By World Israel News Staff

No longer able to pay terrorists by transferring funds to their bank accounts, the Palestinian Authority has come up with a new system to fund the murder and maiming of innocent Israelis.

In April 2020, Palestinian Media Watch informed the banks operating in the Palestinian Authority that provisions of Israel’s 2016 Anti-Terror Law had been incorporated into the law in Judea and Samaria.

Therefore, if the banks continued to hold the bank accounts of terrorists receiving funding from the PA, “they would potentially expose themselves to both civil and criminal liability,” Maurice Hirsch, Adv., head of PMW’s legal department explains in an article published Sunday on the watchdog’s site.

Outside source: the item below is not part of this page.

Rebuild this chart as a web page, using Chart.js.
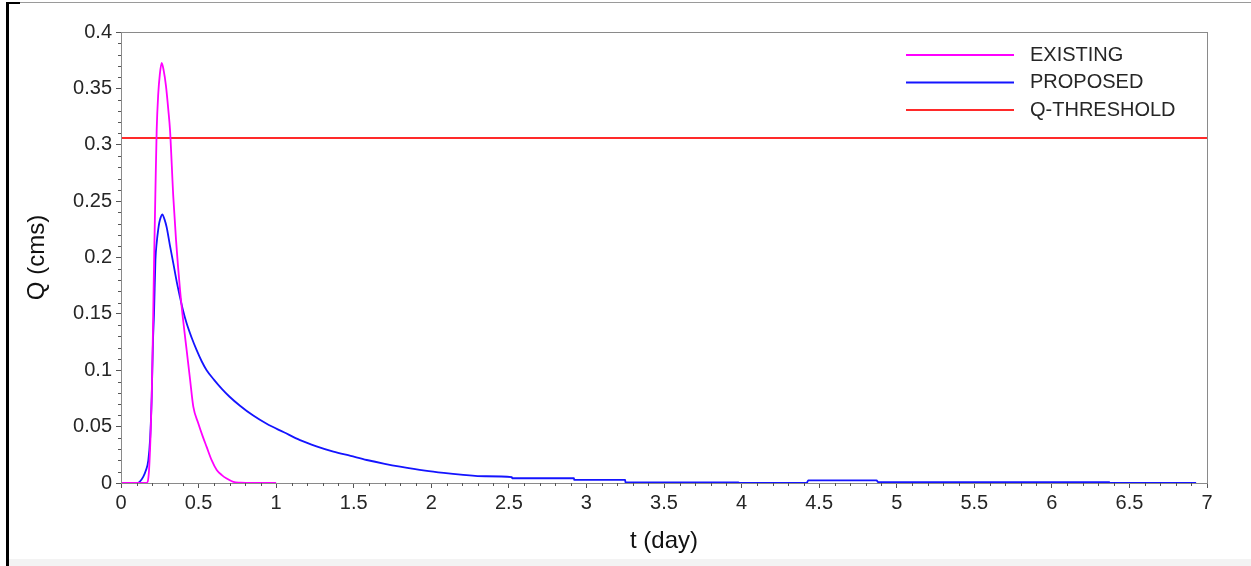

The banks closed the accounts of 35,000 terrorists but the PA found a new way to fund terrorists via its postal service. Through this system, the PA pays 52 million shekels (appr. $16 million) every month to terrorists imprisoned in Israel and released prisoners as well as an unknown number of wounded terrorists and families of dead terrorists (“martyrs”).

Indeed, according to an article published August 11, 2022, in Al-Hayat Al-Jadida, the official PA daily, and translated by PMW, “one of the most important justifications for the postal bank’s existence is the provision of financial services to the prisoners, the wounded, and the families of the Martyrs, as the [PA] government is paying salaries to more than 11,000 prisoners and released prisoners in accordance with the Law of Prisoners and Released Prisoners No. 19 of 2004 – a sum equal to 52 million [Israeli] shekels [a month].”

The Palestinian Authority Martyrs Fund originated in 1964, when Abbas’s ruling Fatah party, which includes the al-Aqsa Martyrs’ Brigades terrorist wing, created the vehicle to support widows and orphans of Palestinian “liberators.”

Responding to sanctions against the Authority by Israel and by the Trump administration in 2018, PA President Mahmoud Abbas and other senior Palestinian officials have vowed to continue their pay-for-slay policy, calling it their “right.”